▶ _Aim_:
Wherever the string "matplotlib" appears in the listing, copy that line.

▶ _Provided data_:

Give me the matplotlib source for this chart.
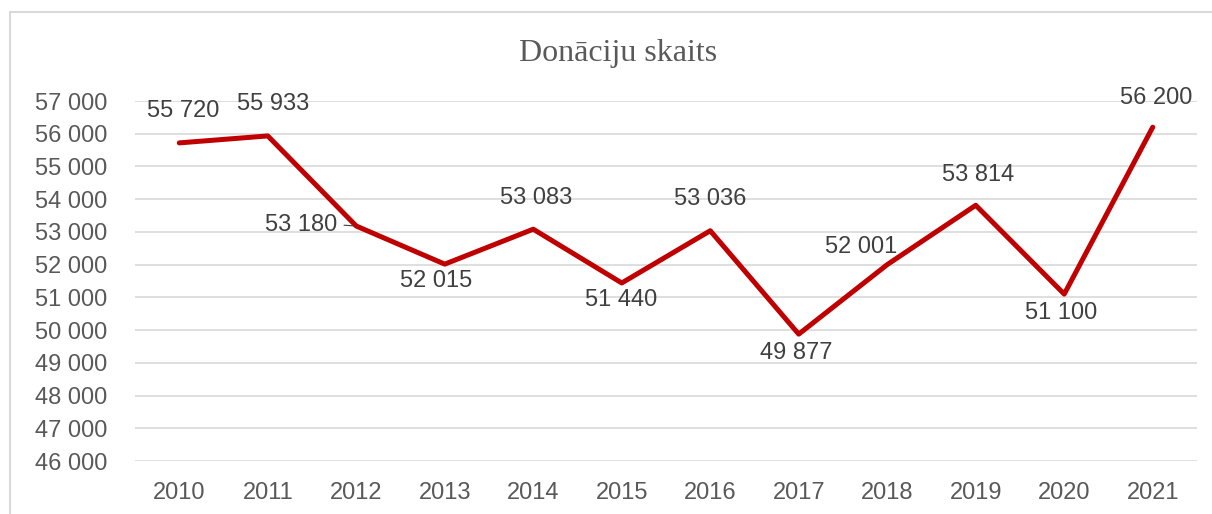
import matplotlib.pyplot as plt
import matplotlib.ticker as mticker
from matplotlib.patches import Rectangle

# data
years = ["2010", "2011", "2012", "2013", "2014", "2015",
         "2016", "2017", "2018", "2019", "2020", "2021"]
donations = [55720, 55933, 53180, 52015, 53083, 51440,
             53036, 49877, 52001, 53814, 51100, 56200]

# label offsets (pixels) from each point
label_offsets = [(4, 32), (5, 32), (-55, 1), (-9, -17), (3, 31), (-1, -17),
                 (0, 32), (-2, -19), (-26, 18), (2, 30), (-3, -19), (3, 29)]

plt.rcParams["font.family"] = ["Liberation Sans", "DejaVu Sans"]

fig = plt.figure(figsize=(12.12, 5.14), dpi=100)
ax = fig.add_axes([0.1114, 0.1031, 0.8762, 0.7004])

# chart area border (only left/top visible in the crop)
fig.patches.append(Rectangle((10 / 1212, -0.1), 1.2, 1 - 12 / 514 + 0.1,
                             transform=fig.transFigure, fill=False,
                             edgecolor="#D9D9D9", linewidth=1.5))

x = range(len(years))
ax.plot(x, donations, color="#C00000", linewidth=3.6, solid_capstyle="round")

for i, v in enumerate(donations):
    ax.annotate(f"{v:,}".replace(",", " "), (i, v), xytext=label_offsets[i],
                textcoords="offset pixels", ha="center", va="center",
                fontsize=17, color="#404040")

# leader line for 2012 label
ax.annotate("", (2, donations[2]), xytext=(-15, 1), textcoords="offset pixels",
            arrowprops=dict(arrowstyle="-", color="#404040", lw=0.8))

ax.set_xlim(-0.5, len(years) - 0.5)
ax.set_ylim(46000, 57000)
ax.set_yticks(range(46000, 57001, 1000))
ax.yaxis.set_major_formatter(mticker.FuncFormatter(lambda v, p: f"{int(v):,}".replace(",", " ")))
ax.set_xticks(list(x))
ax.set_xticklabels(years)

ax.grid(axis="y", color="#D9D9D9", linewidth=1.2)
ax.set_axisbelow(True)
for s in ax.spines.values():
    s.set_visible(False)
ax.tick_params(length=0, labelsize=17, labelcolor="#595959")
ax.tick_params(axis="y", pad=20)
ax.tick_params(axis="x", pad=15)

fig.text(0.51, 0.895, "Donāciju skaits", ha="center", va="center",
         fontsize=23, color="#595959", family=["Liberation Serif", "DejaVu Serif"])

fig.savefig("out.png", dpi=100)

▶ _Result_:
Give me the matplotlib source for this chart.
import matplotlib.pyplot as plt
import matplotlib.ticker as mticker
from matplotlib.patches import Rectangle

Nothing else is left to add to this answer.